The political leadership of the continent is also concerned about the orphans, says Lewis, and the havoc they might wreak if they turn into delinquents with nothing to lose.
”There must be a vigorous campaign to get every child into school and for the school to become an anchor in children’s lives, where they get a meal, self-worth and peer relationships.”
Lewis says there are successful initiatives across Africa confronting the problems of Aids, but they lack funding to be expanded to scale. ”UNAids said at the last meeting in October it could use $6,5-billion just for Aids without any changes in capacity and infrastructure.”
He believes the continent must deal with the pandemic or it will not deliver on the economic growth and opportunities envisaged by the New Partnership for Africa’s Development (Nepad). ”Unless Africa deals with communicable diseases, Nepad will be a pipe dream.
”All [previous economic] assumptions have been wrong in the face of Aids. The idea that if the economy grows enough, money will trickle down for health [is wrong]. The disease burden is so great that unless countries deal with it, they will never achieve economic growth. They are putting at risk the very designs for African development itself.”
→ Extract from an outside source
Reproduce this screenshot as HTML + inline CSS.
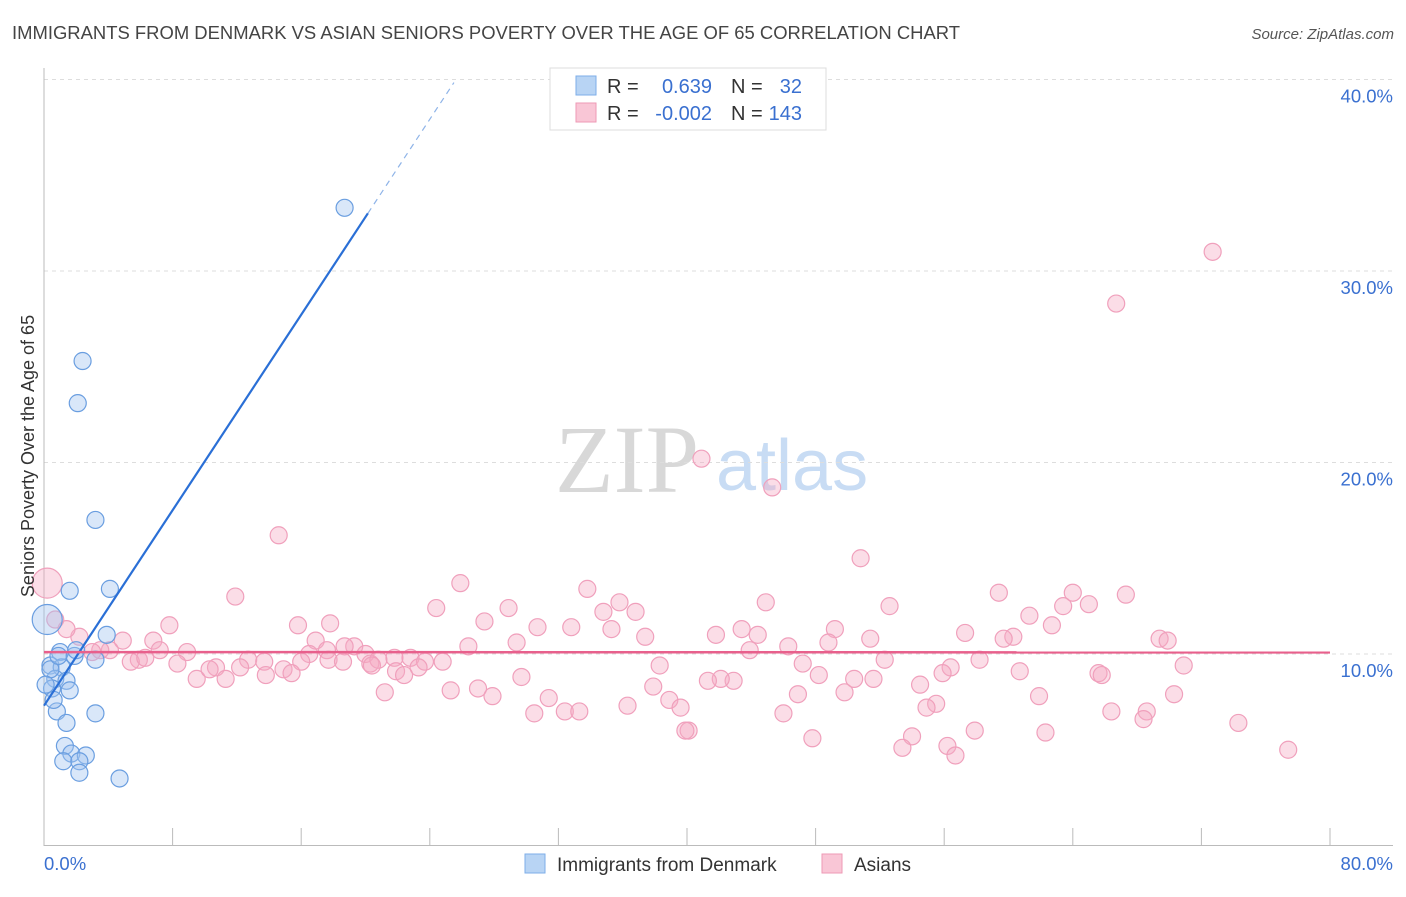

On Wednesday Lewis began a three-week trip to five countries in Southern Africa to look at the effect of the food crisis and Aids on the region.
He says: ”I spoke to [HIV-positive] mothers recently in Arusha [Tanzania] and the first thing mothers always say is they need food … Next, they want education for their children so they have prospects after they die. Then they ask for drugs. That is always the order.”
Lewis will report to UN Secretary General Kofi Annan on his return and continue to rally support for dealing with the humanitarian crisis in Africa.
Currently the UN’s Global Fund to Fight Aids, Tuberculosis and Malaria has collected only $2,1-billion of the $10-billion it needs, and will run out of resources by next year unless donor countries fulfil their promises.
Grim findings
Two-thirds of the 10-million people with HIV/Aids in sub-Saharan Africa are women and girls between the ages of 15 and 24 who are going to die, says United Nations Special Envoy for HIV/Aids in Africa, Stephen Lewis, reviewing the latest figures on HIV/Aids by the UN and the World Health Organisation.
Lewis told journalists in Johannesburg on Wednesday that Aids was depopulating parts of the continent of women. He described the pandemic as an assault on women.
The Aids Epidemic Update, released this week, shows that 19,2-million of 42-million people with HIV/Aids in the world are women and 3,2-million of them are children under the age of 15. Two million of the five million people infected with HIV this year were women and 800 000 were children. Of the 3,1-million people who died of Aids this year, 1,2-million were women and 610 000 were children.
A regional analysis of sub-Saharan Africa showed it had the highest number of adults between the ages of 15 and 49 with HIV/Aids, at 29,4-million, as well as the highest percentage of HIV-positive women, at 58%.
But within these grim findings are signs of hope. For example, in South Africa HIV-prevalence rates among pregnant women under 20 have fallen from 21% in 1998 to 15,4% last year. Prevalence among young urban women in Ethiopia’s capital, Addis Ababa, has also dropped and Uganda is proof that ”the epidemic does yield to human intervention”, the report said.
But in Botswana, Lesotho, Swaziland and Zimbabwe HIV-infection rates have rocketed to more than 30% of the adult population — ”higher than thought possible”.
There is no end in sight to the rising toll on the continent, Lewis warned. ”The worst years are yet to come. We are still on the threshold.”